11) i put a green eye pencil in here eye
12) i blended it down under the lower lashes with a dark blue shade
13) clean up all messy shades with a sponge or a fresh towel, final make up touch ups and powdering.
14) mascara!
15) bronzing and blushing (just follow the errows :.)


----------



## shlomit_mp (Dec 28, 2006)

*part 4... the end :.)*






 finaly... the last part...
16) paint here lips with a natural lipliner
17) i mixed these 3 lipsticks
18 ) for a deeper colour, a put a little bit of these 2 shades on the lips
19) and here is my mom, ready 2 go! 
	

	
	
		
		

		
		
	


	



i made another tut with this case on my sister, i hope i can upload it in the next couple of days :.)
have a great weekend!


----------



## HayleyVengeance (Dec 28, 2006)

very nice


----------



## vveinee (Nov 11, 2007)

Beautiful.
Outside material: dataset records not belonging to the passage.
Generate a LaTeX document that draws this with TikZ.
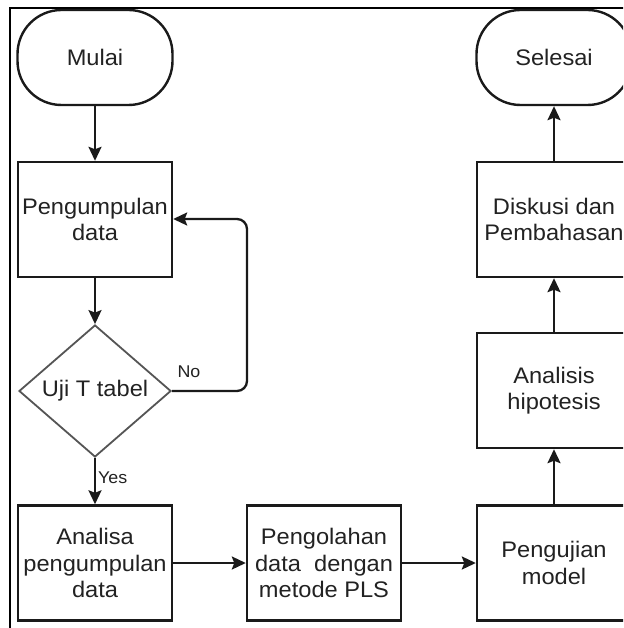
\documentclass[tikz,border=0pt]{standalone}
\usepackage{fontspec}
\setmainfont{Liberation Sans}[FakeStretch=1.05]
\usetikzlibrary{shapes.geometric,arrows.meta}
\definecolor{txt}{HTML}{222222}
\definecolor{ln}{HTML}{1A1A1A}
\definecolor{dia}{HTML}{555555}
\tikzset{
  base/.style={draw=ln, line width=2.4pt, text=txt, align=center, inner sep=0pt,
    font=\fontsize{22.5}{26.5}\selectfont},
  term/.style={base, rounded corners=44pt, minimum width=155pt, minimum height=95pt},
  proc/.style={base, rectangle, minimum width=154pt, minimum height=115pt},
  decis/.style={base, diamond, draw=dia, line width=1.8pt, minimum width=152pt, minimum height=132pt},
  conn/.style={draw=ln, line width=2.3pt, -{Stealth[length=14pt, width=13pt, inset=2.5pt]}},
  lbl/.style={text=txt, inner sep=0pt, font=\fontsize{17}{18}\selectfont},
  frame/.style={draw=black, line width=2.8pt}
}
\begin{document}
\begin{tikzpicture}[x=1pt, y=-1pt]
\useasboundingbox (0,0) rectangle (623,628);
\clip (0,0) rectangle (623,628);
\fill[white] (0,0) rectangle (623,628);
% frame
\coordinate (fa) at (10,8);
\coordinate (fb) at (630,8);
\coordinate (fc) at (10,640);
\draw[frame] (fb) -- (fa) -- (fc);
% nodes
\node[term] (mulai) at (95,57.5) {Mulai};
\node[proc] (peng) at (95,219.5) {Pengumpulan\\data};
\node[decis] (uji) at (95,391) {Uji T tabel};
\node[proc] (analisa) at (95,563) {Analisa\\pengumpulan\\data};
\node[proc] (olah) at (324,563) {Pengolahan\\data\ \ dengan\\metode PLS};
\node[proc] (uji2) at (554,563) {Pengujian\\model};
\node[proc] (hipo) at (554,390.5) {Analisis\\hipotesis};
\node[proc] (disk) at (554,219.5) {Diskusi dan\\Pembahasan};
\node[term] (selesai) at (554,57.5) {Selesai};
% connectors
\coordinate (loop) at (247,219);
\draw[conn] (mulai) -- (peng);
\draw[conn] (peng) -- (uji);
\draw[conn, rounded corners=10pt] (uji.east) -| (loop) -- (peng.east |- loop);
\draw[conn] (uji) -- (analisa);
\draw[conn] (analisa) -- (olah);
\draw[conn] (olah) -- (uji2);
\draw[conn] (uji2) -- (hipo);
\draw[conn] (hipo) -- (disk);
\draw[conn] (disk) -- (selesai);
% labels
\node[lbl] (no) at (189,372) {No};
\node[lbl, anchor=west] (yes) at (98,478) {Yes};
\end{tikzpicture}
\end{document}
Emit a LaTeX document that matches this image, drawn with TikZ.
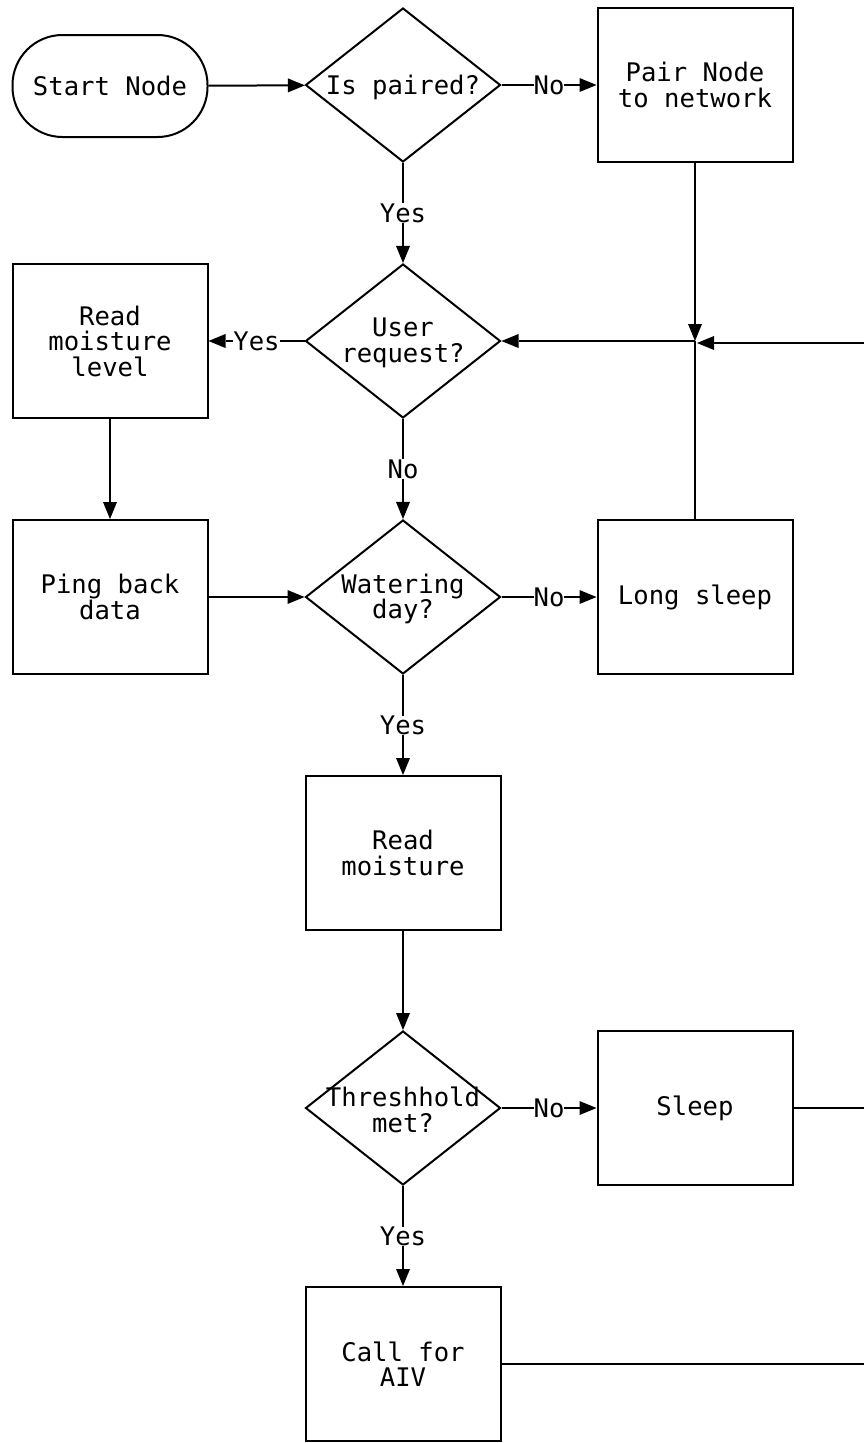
\documentclass[tikz,border=0pt]{standalone}
\usepackage{fontspec}
\setmonofont{DejaVu Sans Mono}
\usetikzlibrary{shapes.geometric,arrows.meta}
\begin{document}
\begin{tikzpicture}[x=1pt,y=-1pt,
  every node/.style={font=\ttfamily\fontsize{25.6}{25.5}\selectfont, align=center, inner sep=0pt},
  base/.style={draw, line width=2pt},
  procbox/.style={base, rectangle, minimum width=195pt, minimum height=154pt},
  startbox/.style={base, rectangle, rounded corners=50pt, minimum width=195pt, minimum height=102pt},
  decision/.style={base, diamond, aspect=1.27, minimum width=195pt, minimum height=154pt},
  dtext/.style={align=center, yshift=-2pt},
  conn/.style={line width=2pt},
  arr/.style={conn, -{Triangle[length=17pt,width=14pt,line width=0pt]}},
  lbl/.style={fill=white, inner sep=0pt}
]
\useasboundingbox (0,0) rectangle (864,1443);

% nodes
\node[startbox] (start) at (110,86) {Start Node};
\node[decision, label={[dtext]center:Is paired?}] (paired) at (403,85) {};
\node[procbox] (pair) at (695,85) {Pair Node\\to network};
\node[decision, label={[dtext]center:User\\request?}] (req) at (403,341) {};
\node[procbox] (rml) at (110,341) {Read\\moisture\\level};
\node[decision, label={[dtext]center:Watering\\day?}] (water) at (403,597) {};
\node[procbox] (ping) at (110,597) {Ping back\\data};
\node[procbox] (longsleep) at (695,597) {Long sleep};
\node[procbox] (rm) at (403,853) {Read\\moisture};
\node[decision, label={[dtext]center:Threshhold\\met?}] (thr) at (403,1108) {};
\node[procbox] (sleep) at (695,1108) {Sleep};
\node[procbox] (aiv) at (403,1364) {Call for\\AIV};

% junction and return lines at the right edge
\coordinate (J) at (695,341);
\coordinate (Jr) at (697,343);
\coordinate (R1) at (864,343);
\coordinate (R2) at (864,1108);
\coordinate (R3) at (864,1364);

% connectors
\draw[arr] (start) -- (paired);
\draw[arr] (paired) -- node[lbl]{No} (pair);
\draw[arr] (paired) -- node[lbl]{Yes} (req);
\draw[arr] (pair) -- (J);
\draw[arr] (R1) -- (Jr);
\draw[arr] (J) -- (req);
\draw[conn] (longsleep) -- (J);
\draw[arr] (req) -- node[lbl]{Yes} (rml);
\draw[arr] (req) -- node[lbl]{No} (water);
\draw[arr] (rml) -- (ping);
\draw[arr] (ping) -- (water);
\draw[arr] (water) -- node[lbl]{No} (longsleep);
\draw[arr] (water) -- node[lbl]{Yes} (rm);
\draw[arr] (rm) -- (thr);
\draw[arr] (thr) -- node[lbl]{No} (sleep);
\draw[arr] (thr) -- node[lbl]{Yes} (aiv);
\draw[conn] (sleep) -- (R2);
\draw[conn] (aiv) -- (R3);
\end{tikzpicture}
\end{document}
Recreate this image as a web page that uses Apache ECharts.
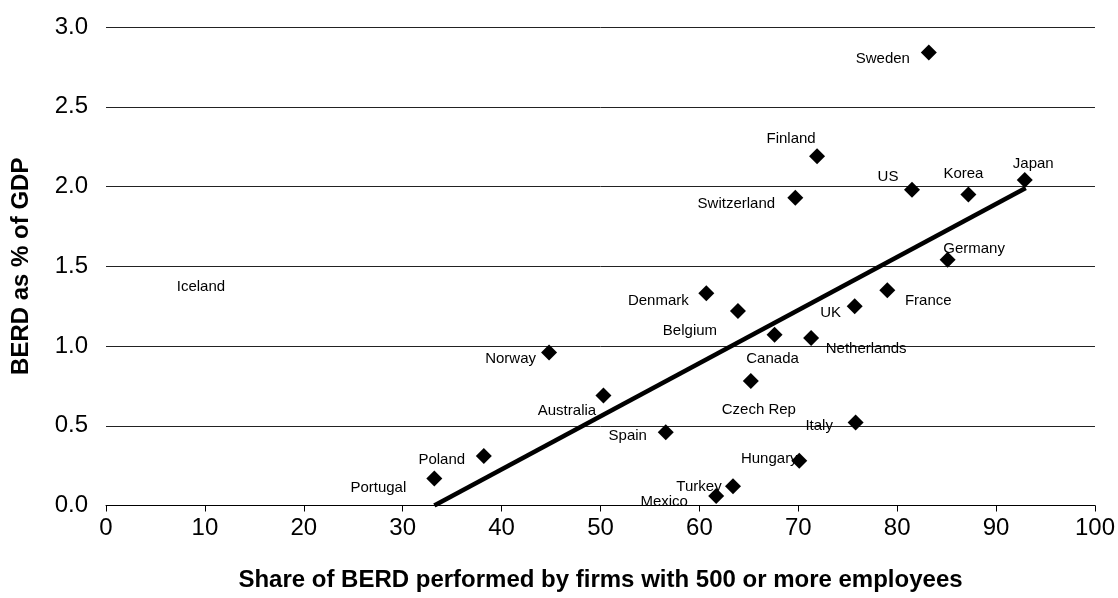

Thanks.


----------



## nivea (Nov 11, 2007)

Very hopefull tutorial, thank you


----------



## dmenchi (Nov 11, 2007)

it's nice.but hard to follow as pictures aren't on the same page


----------



## nunu (Nov 11, 2007)

great tutorial


----------



## Chpidou (Nov 12, 2007)

Very good job !


----------



## frocher (Nov 12, 2007)

Nice tut!


----------



## rebekah (Nov 12, 2007)

Wow you made her look very wonderful!

How did you win that kit because I love it!


----------



## chocolategoddes (Nov 12, 2007)

very nice


----------



## delidee32 (Nov 12, 2007)

Lovely, your mom must've felt like a princess. Thank you for the tutorial


----------



## breathless (Dec 16, 2007)

wow. your mother is beautiful without makeup, but she is also a great model. she rocks the makeover well. you did a great job.


----------



## socalmacfan (Dec 16, 2007)

Wow!  Your mom looks great.  Fantastic makeover.


----------